A good overdrive pedal is a must have for nearly every guitarist. You can use it against a clean amp to obtain blues and classic rock tones, or you can use it to push an already overdriven amp or distortion pedal to reach for higher gain tones.
After introducing the Xotic BB Preamp as a possible alternative to the ubiquitous Ibanez Tube Screamer, I will now leave the expansive boutique route and go for a cheaper model: the BOSS SD-1. As with my previous post, I have made a video to illustrate my point (see the end of this post).
I know that it is trendy to bash BOSS pedals and that some guitarists only use expansive boutique pedals nowadays but I find this is a bit of an extreme position. There are very good models in the BOSS line and the SD-1, which has been in production for 29 years (!), is surely one of them.
The SD-1 is quite close in conception to a Tube Screamer and not so far tone-wise. It also sports the same three knobs: Drive (amount of overdrive), Level (output Volume) and Tone (Equalization). But I find it to have a bit more grit, it has a more “rock” tone whereas Tube Screamers lean more on the “blues” side (I am over simplifying here). Also, The BOSS SD-1 is a favorite among metal players to be used as a booster, not a main distortion. You won’t get a better and cheaper option to push an already overdriven Marshall amp over the edge.
This is exactly how Zakk Wylde used it for years before getting his own signature overdrive model with MXR. Even the almighty Eddie Van Halen had a BOSS SD-1 in his pedal board in the 90s, presumably used as a boost to give his Peavey amps a kick. In that respect, the level control is very useful on both the Tube Screamer or the SD-1. By cranking it while keeping the gain quite low, you can push any tube amp into natural overdrive.
And did I mention the BOSS SD-1 was cheap? I think I did but check out your favorite shop, you’ll know what I mean. Here in Europe, they go for for about 50€. And 29 years of production means there is plenty of them on the second hand market.

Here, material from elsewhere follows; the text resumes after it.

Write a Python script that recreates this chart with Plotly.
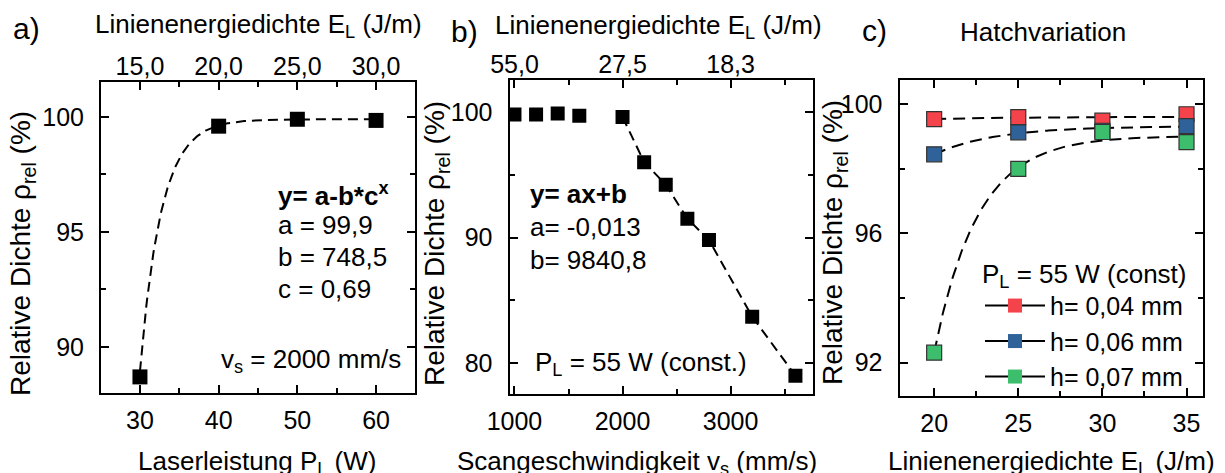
import numpy as np
import plotly.graph_objects as go

W, H = 1225, 473
FONT = "Liberation Sans, Arial, sans-serif"

# ---- a) density vs. laser power (v_s = 2000 mm/s) ----
laser_power = [30, 40, 50, 60]
density_a = [88.7, 99.6, 99.9, 99.85]
power_ticks = [30, 40, 50, 60]
energy_a_labels = ["15,0", "20,0", "25,0", "30,0"]
fit_a = {"a": 99.9, "b": 748.5e3, "c": 0.69}

# ---- b) density vs. scan speed (P_L = 55 W) ----
scan_speed = [1000, 1200, 1400, 1600, 2000, 2200, 2400, 2600, 2800, 3200, 3600]
density_b = [99.8, 99.8, 99.87, 99.7, 99.6, 96.0, 94.2, 91.5, 89.8, 83.7, 79.0]
speed_ticks = [1000, 2000, 3000]
energy_b_labels = ["55,0", "27,5", "18,3"]

# ---- c) hatch variation ----
energy_c = [20, 25, 30, 35]
hatch_labels = ["h= 0,04 mm", "h= 0,06 mm", "h= 0,07 mm"]
density_c = [
    [99.54, 99.60, 99.49, 99.69],
    [98.45, 99.13, 99.18, 99.32],
    [92.31, 98.00, 99.14, 98.83],
]
fit_c = [
    {"a": 99.61, "b": 6.07, "c": 0.80},
    {"a": 99.32, "b": 210.0, "c": 0.76},
    {"a": 99.02, "b": 15000.0, "c": 0.68},
]
hatch_colors = ["#F4434A", "#2F6298", "#3DBE6D"]


def px_x(p):
    return p / W


def px_y(p):
    return 1 - p / H


def saturation(x, p):
    return p["a"] - p["b"] * np.power(p["c"], x)


fig = go.Figure()

# a) fit curve + data
xa = np.linspace(laser_power[0], laser_power[-1], 300)
fig.add_trace(go.Scatter(x=xa, y=saturation(xa, fit_a), mode="lines",
                         line=dict(color="black", width=2, dash="10px,6px"),
                         showlegend=False, xaxis="x", yaxis="y"))
fig.add_trace(go.Scatter(x=laser_power, y=density_a, mode="markers",
                         marker=dict(symbol="square", size=15, color="black"),
                         showlegend=False, xaxis="x", yaxis="y"))
# same points on the top (energy) axis, kept invisible so that axis is drawn
fig.add_trace(go.Scatter(x=laser_power, y=density_a, mode="markers",
                         marker=dict(opacity=0), hoverinfo="skip",
                         showlegend=False, xaxis="x4", yaxis="y"))

# b) dashed trend through the high-speed points + data
trend_idx = [i for i, v in enumerate(scan_speed) if v >= 2000]
fig.add_trace(go.Scatter(x=[scan_speed[i] for i in trend_idx],
                         y=[density_b[i] for i in trend_idx], mode="lines",
                         line=dict(color="black", width=2, dash="10px,6px"),
                         showlegend=False, xaxis="x2", yaxis="y2"))
fig.add_trace(go.Scatter(x=scan_speed, y=density_b, mode="markers",
                         marker=dict(symbol="square", size=14, color="black"),
                         showlegend=False, xaxis="x2", yaxis="y2"))
fig.add_trace(go.Scatter(x=scan_speed, y=density_b, mode="markers",
                         marker=dict(opacity=0), hoverinfo="skip",
                         showlegend=False, xaxis="x5", yaxis="y2"))

# c) fit curves, data markers, legend keys
xc = np.linspace(energy_c[0], energy_c[-1], 300)
for p in fit_c:
    fig.add_trace(go.Scatter(x=xc, y=saturation(xc, p), mode="lines",
                             line=dict(color="black", width=2, dash="12px,7px"),
                             showlegend=False, xaxis="x3", yaxis="y3"))
for vals, col in zip(density_c, hatch_colors):
    fig.add_trace(go.Scatter(x=energy_c, y=vals, mode="markers",
                             marker=dict(symbol="square", size=15, color=col,
                                         line=dict(color="#333333", width=1.2)),
                             showlegend=False, xaxis="x3", yaxis="y3"))
for name, col in zip(hatch_labels, hatch_colors):
    fig.add_trace(go.Scatter(x=[None], y=[None], mode="lines+markers", name=name,
                             line=dict(color="black", width=2),
                             marker=dict(symbol="square", size=14, color=col),
                             xaxis="x3", yaxis="y3"))

tickfont = dict(family=FONT, size=25, color="black")
common = dict(showline=True, linecolor="black", linewidth=2, ticks="inside",
              ticklen=8, tickwidth=2, tickcolor="black", tickfont=tickfont,
              showgrid=False, zeroline=False, mirror=True, automargin=False)


def minor(vals):
    return dict(tickmode="array", tickvals=vals, ticks="inside", ticklen=5,
                tickwidth=2, tickcolor="black", showgrid=False)


dom_a = [px_x(101), px_x(415)]
dom_b = [px_x(509.5), px_x(812.5)]
dom_c = [px_x(899.5), px_x(1202.5)]

range_a = [25.05, 64.95]
range_b = [954, 3758]
range_c = [17.94, 35.95]

fig.update_layout(
    template="none",
    width=W, height=H, margin=dict(l=0, r=0, t=0, b=0, autoexpand=False),
    paper_bgcolor="white", plot_bgcolor="white",
    font=dict(family=FONT, color="black"),
    xaxis=dict(common, domain=dom_a, anchor="y", range=range_a,
               tickmode="array", tickvals=power_ticks,
               minor=minor([35, 45, 55]), ticklabelstandoff=4),
    yaxis=dict(common, domain=[px_y(393), px_y(82)], anchor="x", range=[88.0, 101.52],
               tickmode="array", tickvals=[90, 95, 100], mirror="ticks",
               minor=minor([92.5, 97.5]), ticklabelstandoff=10),
    xaxis4=dict(common, overlaying="x", anchor="y", side="top", range=range_a,
                tickmode="array", tickvals=power_ticks, ticktext=energy_a_labels,
                minor=minor([35, 45, 55]), ticklabelstandoff=-5),
    xaxis2=dict(common, domain=dom_b, anchor="y2", range=range_b,
                tickmode="array", tickvals=speed_ticks,
                minor=minor([1500, 2500, 3500]), ticklabelstandoff=4),
    yaxis2=dict(common, domain=[px_y(394), px_y(80)], anchor="x2", range=[77.54, 102.54],
                tickmode="array", tickvals=[80, 90, 100], mirror="ticks",
                minor=minor([85, 95]), ticklabelstandoff=10),
    xaxis5=dict(common, overlaying="x2", anchor="y2", side="top", range=range_b,
                tickmode="array", tickvals=speed_ticks, ticktext=energy_b_labels,
                minor=minor([1500, 2500, 3500]), ticklabelstandoff=-5),
    xaxis3=dict(common, domain=dom_c, anchor="y3", range=range_c,
                tickmode="array", tickvals=energy_c, mirror="allticks",
                minor=minor([22.5, 27.5, 32.5]), ticklabelstandoff=4),
    yaxis3=dict(common, domain=[px_y(396), px_y(80)], anchor="x3", range=[90.97, 100.75],
                tickmode="array", tickvals=[92, 96, 100], mirror="ticks",
                minor=minor([94, 98]), ticklabelstandoff=10),
    legend=dict(x=px_x(980), y=px_y(249), xanchor="left", yanchor="top",
                bgcolor="rgba(0,0,0,0)", itemwidth=60, tracegroupgap=0,
                font=dict(family=FONT, size=25, color="black"),
                title=dict(text="P<sub>L</sub> = 55 W (const)",
                           font=dict(family=FONT, size=26, color="black"))),
)

annots = []


def text(x, y, s, size=26, xanchor="center", yanchor="middle", angle=0):
    annots.append(dict(x=px_x(x), y=px_y(y), xref="paper", yref="paper", text=s,
                       showarrow=False, xanchor=xanchor, yanchor=yanchor,
                       textangle=angle, font=dict(family=FONT, size=size, color="black")))


# panel labels and titles
text(26, 28, "a)", size=30)
text(464, 32, "b)", size=30)
text(874, 31, "c)", size=30)
top_title = "Linienenergiedichte E<sub>L</sub> (J/m)"
text(258, 26, top_title, size=26)
text(658, 27, top_title, size=26)
text(1043, 32, "Hatchvariation", size=26)

# y axis titles
ytitle = "Relative Dichte \u03c1<sub>rel</sub> (%)"
text(22, 254, ytitle, size=28, angle=-90)
text(437, 244, ytitle, size=28, angle=-90)
text(834, 242, ytitle, size=28, angle=-90)

# x axis titles
text(257, 462, "Laserleistung P<sub>L</sub> (W)", size=26)
text(637, 462, "Scangeschwindigkeit v<sub>s</sub> (mm/s)", size=26)
text(1051, 462, "Linienenergiedichte E<sub>L</sub> (J/m)", size=26)

# fit annotations a)
text(276, 194, "<b>y= a-b*c<sup>x</sup></b>", xanchor="left")
text(276, 225, "a = 99,9", xanchor="left")
text(276, 257, "b = 748,5", xanchor="left")
text(276, 289, "c = 0,69", xanchor="left")
text(403, 360, "v<sub>s</sub> = 2000 mm/s", xanchor="right")

# fit annotations b)
text(528, 194, "<b>y= ax+b</b>", xanchor="left")
text(528, 227, "a= -0,013", xanchor="left")
text(528, 260, "b= 9840,8", xanchor="left")
text(533, 363, "P<sub>L</sub> = 55 W (const.)", xanchor="left")

fig.update_layout(annotations=annots)

fig.write_html("out.html")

Is this the perfect overdrive? Of course not, otherwise there would be no other on the market. The SD-1 is quite noisy compared to boutique alternatives. The noise level is actually often in favor of boutique pedals when compared to mass produced models. Also, it suffers from the same “bass sucking” problem as Tube Screamers do when used against a clean amp (not so much when used against an already overdriven amp). In band situations, it is usually not a big problem as the bass frequencies are already occupied by other instruments though I can understand why some guitarists have a problem with it. Finally, when I mentioned earlier that it has more grit than a Tube Screamer, it can be a plus or not, depending on your style and preferences.
In this first video, I am comparing my Analogman modded TS9 Tube Screamer with the SD-1 using a Fender Stratocaster. I use various amount of gain and show at the end how it can be used to boost an amp, and a distortion pedal (a Proco RAT 2):
Gear used for the video: American Classics Stratocaster fitted with Kinman AVn blues pickups and 1974 Fender Champ. The amp was miked with a RODE NT-4. The recording was transferred into Cubase 5 to optimize the volume (compression) and add a hint of reverb.
In this second video, I show how The SD1 and the TS9 sound with a Gibson SG 61 reissue equipped with Humbuckers:
Gear used for the video: Gibson SG 61 Reissue with stock pickups and 1974 Fender Champ. The amp was miked with a RODE NT-4. The recording was transferred into Cubase 5 to optimize the volume (compression) and add a hint of reverb.